The reported findings, if corroborated by further inquiry, could add fresh fodder to an ongoing debate over the Third Reich’s ultimately failed attempt to secure an atomic weapon. The project, begun in the late 1930s, was called the “Uranium Society” or the “Uranium Club” by German scientists. It was inspired by a report by a pair of German chemists named Fritz Strassmann and Otto Hahn who detailed the mechanisms of nuclear fission.
Sulzer’s quest to discover what he called the Third Reich’s “biggest secret weapons facility” began years ago with the discovery of an off-hand remark buried in a letter written by a German scientist named Viktor Schauberger. Schauberger, Sulzer told the Sunday Times, “was involved, under the strictest secrecy, in research projects for the SS in St. Georgen. … In his letters he talks about splitting the atom,” Sulzer said. He added in an interview with the Sunday Times: “He warned colleagues in letters that he was involved in ‘atom-smashing.”
Sulzer then uncovered additional evidence suggesting the Nazis had perhaps conducted highly secretive weapon experiments in the same location, maybe even atomic experiments. In February of this year, after tests revealed unusually high radiation levels, drilling started near a vast network of tunnels constructed by concentration camp prisoners. The search for secret laboratories sought to answer a question that consumed the community: Did Hitler try to build an atomic bomb there?

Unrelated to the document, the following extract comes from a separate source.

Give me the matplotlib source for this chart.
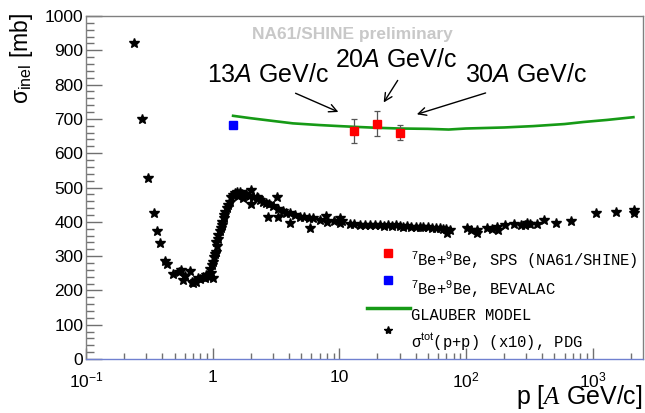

“We just want to know whether a potential hazard exists,” the mayor of Perg in northern Austria told the Sunday Times. “We want hard facts.”
Then last week, the news broke in the German press. After heavy equipment cut through large granite plates Nazi troops used to seal an entrance shaft at the site, the team, using radar, found catacombs that coursed through an underground facility of roughly 75 acres.
It was already known that, as World War II raged, thousands of prisoners in the camp were used to construct massive underground facilities in St. Georgen that would be safe from the Allied bombing campaigns. In those facilities, workers produced rockets and fighter jets.
But perhaps other production was also quietly occurring. The head of the SS, Heinrich Himmler, who had lots of biological weapon schemes, was a regular visitor to the St. Georgen. It was also frequented, according to the filmmaker, by the man who directed Hitler’s missile programs, Hans Kammler. What’s more, Sulzerunearthed blueprints that he said showed additional, undiscovered chambers underground.
Then the biggest clue emerged. He found testimony by a top American operative who kept tabs on Nazi scientists who said there was a major complex hidden underground near St. Georgen. “We found these very, very interesting documents that point out that there was a very secret project going on in St. Georgen,” Sulzer told Russia Today earlier this year. “It could also be associated with atomic research.”
But there was a problem: Austrian authorities had pumped the tunnels full of concrete at a cost of millions of euros. And now, just as Sulzer’s team, which is funded by German state television network ZDF, may be close to discovering what happened there, local Austrian authorities stopped further excavation, requesting additional permits. Sulzer, however, told the Sunday Times he thinks they’ll start up work again in the coming weeks.
“Prisoners from concentration camps across Europe were handpicked for their special skills — physicists, chemists or other experts — to work on this monstrous project,” the filmmaker said. “And we owe it to the victims to finally open the site and reveal the truth.”